В первый раз она показалась задумчивой.
– Я обожала Париж.
– Тогда почему же Вы остались здесь? Пожатие ее плеч было легким, но красноречивым, понятное без слов, оно заставило сердце Амадеуса похолодеть от скорби и жалости – к ней и к самому себе, он вдруг понял: он только что нашел Ирину и уже потерял ее.

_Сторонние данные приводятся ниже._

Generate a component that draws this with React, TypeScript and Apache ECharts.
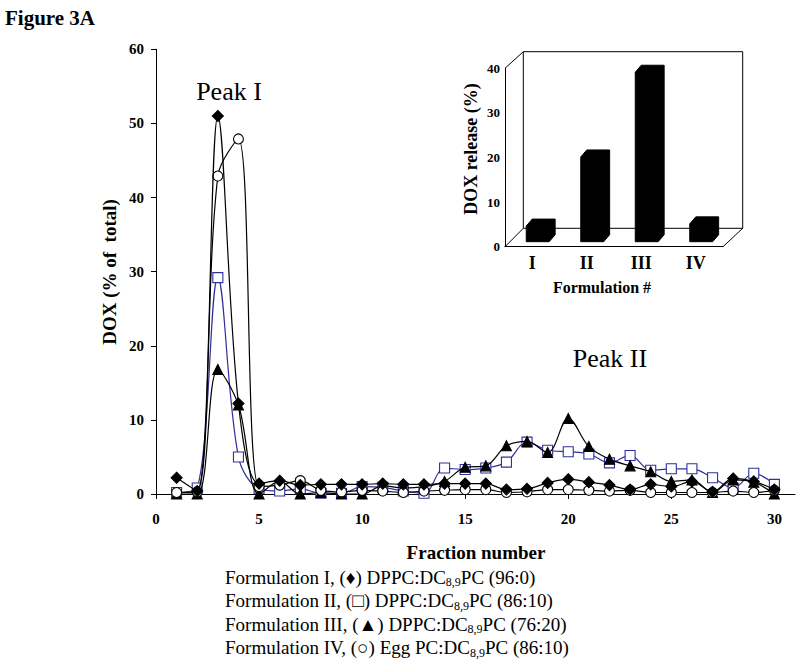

Они были одержимы друг другом: Ирина, больная, но все еще сильная и энергичная, жаждала нормального человеческого общения, а Амадеус – любви, душевного тепла и страсти. Это началось там, в кафе, и разгоралось на Променаде: она куталась в свои соболя, а он – в радужный флер восхищения, фантазии и обожания. Ревнивая Аннушка требовала соблюдения этикета, решительно вклиниваясь между хозяйкой и незнакомцем с волосами цвета льна; и когда Амадеус ласковым и легким движением трепал ее по ушам, такса кусала его за палец, одетый в перчатку, и не давала им идти дальше, пока он снова не отходил от Ирины на почтительное расстояние. Они смеялись опять и опять, и их дыхание стыло невесомым облачком в морозном воздухе – но вот только дыхание Ирины часто перехватывало, и она начинала кашлять, и Амадеус был просто в отчаяньи. Но он не поддастся этому ужасу, он не позволит ей сдаться. Может, у ее сестры было слабое здоровье, но ведь Ирина – сильная. Он не может… нет, невозможно ее потерять.

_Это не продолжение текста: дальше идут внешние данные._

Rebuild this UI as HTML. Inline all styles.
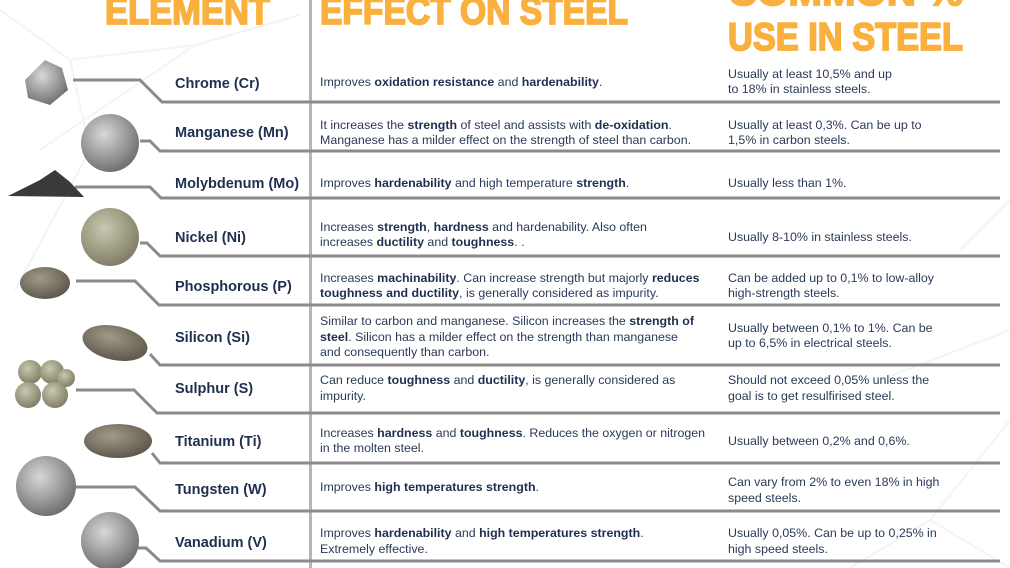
<!DOCTYPE html>
<html><head><meta charset="utf-8"><style>
html,body{margin:0;padding:0;background:#fff;}
svg{display:block;}
.n{font:bold 14.5px "Liberation Sans",sans-serif;fill:#1f2f4f;}
.t{font:12.4px "Liberation Sans",sans-serif;fill:#2a3a58;}
.t tspan.b{font-weight:bold;fill:#1f2f4f;}
.h{font:bold 39px "Liberation Sans",sans-serif;fill:#f9b03c;stroke:#f9b03c;stroke-width:1.8px;}
</style></head><body>
<svg width="1010" height="568" viewBox="0 0 1010 568" xmlns="http://www.w3.org/2000/svg">
<defs>
<radialGradient id="g1" cx="40%" cy="35%" r="70%"><stop offset="0" stop-color="#d8d8d8"/><stop offset="1" stop-color="#6a6a6a"/></radialGradient>
<radialGradient id="g2" cx="40%" cy="35%" r="70%"><stop offset="0" stop-color="#a09a88"/><stop offset="1" stop-color="#5a5548"/></radialGradient>
<radialGradient id="g3" cx="40%" cy="35%" r="70%"><stop offset="0" stop-color="#c9c8b0"/><stop offset="1" stop-color="#7c7a60"/></radialGradient>
</defs>
<g stroke="#f3f4f6" stroke-width="2" fill="none">
<path d="M0 10 L70 60 L195 45 L300 15 M70 60 L90 150 L15 290 M195 45 L40 150 M880 380 L1010 330 M930 520 L1010 420 M850 568 L930 520 L1010 568 M960 250 L1010 200"/>
</g>
<rect x="309" y="0" width="3" height="568" fill="#b5b5b5"/>
<text class="h" x="105" y="24" textLength="165" lengthAdjust="spacingAndGlyphs">ELEMENT</text>
<text class="h" x="320" y="24" textLength="308" lengthAdjust="spacingAndGlyphs">EFFECT ON STEEL</text>
<text class="h" x="728" y="5" textLength="235" lengthAdjust="spacingAndGlyphs">COMMON %</text>
<text class="h" x="728" y="50" textLength="235" lengthAdjust="spacingAndGlyphs">USE IN STEEL</text>
<g stroke="#8a8a8a" stroke-width="3" fill="none">
<path d="M73 80 L140 80 L162 102 L1000 102"/>
<path d="M140 141 L150 141 L160 151 L1000 151"/>
<path d="M75 187 L150 187 L161 198 L1000 198"/>
<path d="M140 243 L147 243 L160 256 L1000 256"/>
<path d="M76 281 L135 281 L159 305 L1000 305"/>
<path d="M150 354 L160 365 L1000 365"/>
<path d="M76 390 L134 390 L157 413 L1000 413"/>
<path d="M152 453 L160 463 L1000 463"/>
<path d="M76 487 L135 487 L160 511 L1000 511"/>
<path d="M138 548 L146 548 L160 561 L1000 561"/>
</g>
<path d="M25 80 L45 60 L62 68 L68 90 L50 105 L28 98 Z" fill="url(#g1)"/>
<circle cx="110" cy="143" r="29" fill="url(#g1)"/>
<path d="M8 196 L40 180 L55 170 L70 182 L84 197 Z" fill="#3a3a3a"/>
<circle cx="110" cy="237" r="29" fill="url(#g3)"/>
<ellipse cx="45" cy="283" rx="25" ry="16" fill="url(#g2)"/>
<ellipse cx="115" cy="343" rx="33" ry="17" fill="url(#g2)" transform="rotate(12 115 343)"/>
<g fill="url(#g3)"><circle cx="30" cy="372" r="12"/><circle cx="52" cy="372" r="12"/><circle cx="66" cy="378" r="9"/><circle cx="28" cy="395" r="13"/><circle cx="55" cy="395" r="13"/></g>
<ellipse cx="118" cy="441" rx="34" ry="17" fill="url(#g2)"/>
<circle cx="46" cy="486" r="30" fill="url(#g1)"/>
<circle cx="110" cy="541" r="29" fill="url(#g1)"/>
<text class="n" x="175" y="88">Chrome (Cr)</text>
<text class="n" x="175" y="137">Manganese (Mn)</text>
<text class="n" x="175" y="188">Molybdenum (Mo)</text>
<text class="n" x="175" y="242">Nickel (Ni)</text>
<text class="n" x="175" y="291">Phosphorous (P)</text>
<text class="n" x="175" y="342">Silicon (Si)</text>
<text class="n" x="175" y="393">Sulphur (S)</text>
<text class="n" x="175" y="446">Titanium (Ti)</text>
<text class="n" x="175" y="494">Tungsten (W)</text>
<text class="n" x="175" y="547">Vanadium (V)</text>
<text class="t" x="320" y="86">Improves <tspan class="b">oxidation resistance</tspan> and <tspan class="b">hardenability</tspan>.</text>
<text class="t" x="320" y="129">It increases the <tspan class="b">strength</tspan> of steel and assists with <tspan class="b">de-oxidation</tspan>.</text>
<text class="t" x="320" y="144">Manganese has a milder effect on the strength of steel than carbon.</text>
<text class="t" x="320" y="187">Improves <tspan class="b">hardenability</tspan> and high temperature <tspan class="b">strength</tspan>.</text>
<text class="t" x="320" y="231">Increases <tspan class="b">strength</tspan>, <tspan class="b">hardness</tspan> and hardenability. Also often</text>
<text class="t" x="320" y="246">increases <tspan class="b">ductility</tspan> and <tspan class="b">toughness</tspan>. .</text>
<text class="t" x="320" y="282">Increases <tspan class="b">machinability</tspan>. Can increase strength but majorly <tspan class="b">reduces</tspan></text>
<text class="t" x="320" y="297"><tspan class="b">toughness and ductility</tspan>, is generally considered as impurity.</text>
<text class="t" x="320" y="325">Similar to carbon and manganese. Silicon increases the <tspan class="b">strength of</tspan></text>
<text class="t" x="320" y="341"><tspan class="b">steel</tspan>. Silicon has a milder effect on the strength than manganese</text>
<text class="t" x="320" y="356">and consequently than carbon.</text>
<text class="t" x="320" y="384">Can reduce <tspan class="b">toughness</tspan> and <tspan class="b">ductility</tspan>, is generally considered as</text>
<text class="t" x="320" y="400">impurity.</text>
<text class="t" x="320" y="437">Increases <tspan class="b">hardness</tspan> and <tspan class="b">toughness</tspan>. Reduces the oxygen or nitrogen</text>
<text class="t" x="320" y="452">in the molten steel.</text>
<text class="t" x="320" y="491">Improves <tspan class="b">high temperatures strength</tspan>.</text>
<text class="t" x="320" y="537">Improves <tspan class="b">hardenability</tspan> and <tspan class="b">high temperatures strength</tspan>.</text>
<text class="t" x="320" y="553">Extremely effective.</text>
<text class="t" x="728" y="78">Usually at least 10,5% and up</text>
<text class="t" x="728" y="93">to 18% in stainless steels.</text>
<text class="t" x="728" y="129">Usually at least 0,3%. Can be up to</text>
<text class="t" x="728" y="144">1,5% in carbon steels.</text>
<text class="t" x="728" y="187">Usually less than 1%.</text>
<text class="t" x="728" y="241">Usually 8-10% in stainless steels.</text>
<text class="t" x="728" y="282">Can be added up to 0,1% to low-alloy</text>
<text class="t" x="728" y="297">high-strength steels.</text>
<text class="t" x="728" y="332">Usually between 0,1% to 1%. Can be</text>
<text class="t" x="728" y="347">up to 6,5% in electrical steels.</text>
<text class="t" x="728" y="384">Should not exceed 0,05% unless the</text>
<text class="t" x="728" y="400">goal is to get resulfirised steel.</text>
<text class="t" x="728" y="445">Usually between 0,2% and 0,6%.</text>
<text class="t" x="728" y="486">Can vary from 2% to even 18% in high</text>
<text class="t" x="728" y="502">speed steels.</text>
<text class="t" x="728" y="537">Usually 0,05%. Can be up to 0,25% in</text>
<text class="t" x="728" y="553">high speed steels.</text>
</svg>
</body></html>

Они встречались почти каждый день – обычно во время прогулок Ирины; это входило в курс рекомендованного ей лечения. Амадеус начал интересоваться и вскоре много узнал о туберкулезе и методах борьбы с ним. Санаторий не был таким уж малосимпатичным местом, говорила ему Ирина, – он куда лучше, чем подобные заведения в других странах. Еды было предостаточно – но всегда строго в одно и то же время, и повар не отличался полетом воображения. Говоря попросту, есть это было скучно. Что же касается самого лечения, то оно заключалось, в основном, в отдыхе и частом и длительном, и оттого надоедавшем, измерении температуры, и неутомительных прогулках – если она чувствовала себя сносно, и погода позволяла.
– Ты уверена, что нельзя гулять в такую погоду? – спросил ее как-то в полдень Амадеус, когда они бродили под мягко падавшим снегом вокруг катка в Давос Плаце.
– Нельзя! Так сказал бы профессор Людвиг, – ответила Ирина с огоньком в глазах. – Но уж я-то лучше знаю свое тело и свое настроение – куда лучше, чем любой врач. И вот что я скажу: если я не буду выходить наружу, когда захочу, я просто завяну.
– Но что они все-таки делают здесь для тебя? Кроме всяких запретов и советов? – хотел он знать. – Сдается мне, что вообще ничего – и ждут, что ты сама поправишься. Как они собираются тебя лечить?
– Нет уж, спасибо, – Ирина состроила гримаску. – Конечно, полным-полно всяких методов так называемого лечения – этих жутких медицинских штучек. Однажды они ввели Софье кровь бедных маленьких кроликов, зараженных туберкулезом от людей и коров. Теперь, я слышала, вакцину берут от черепах.
Она улыбнулась.
– Все это кажется таким диким – все равно что хвататься за соломинку, – она замолчала, и лицо ее помрачнело. – Когда Софье стало еще хуже, они сжали одно ее легкое в надежде, что оно сможет отдохнуть и поправиться. Они кололи ее опять и опять своими огромными иглами, только мучая Софью. Все напрасно.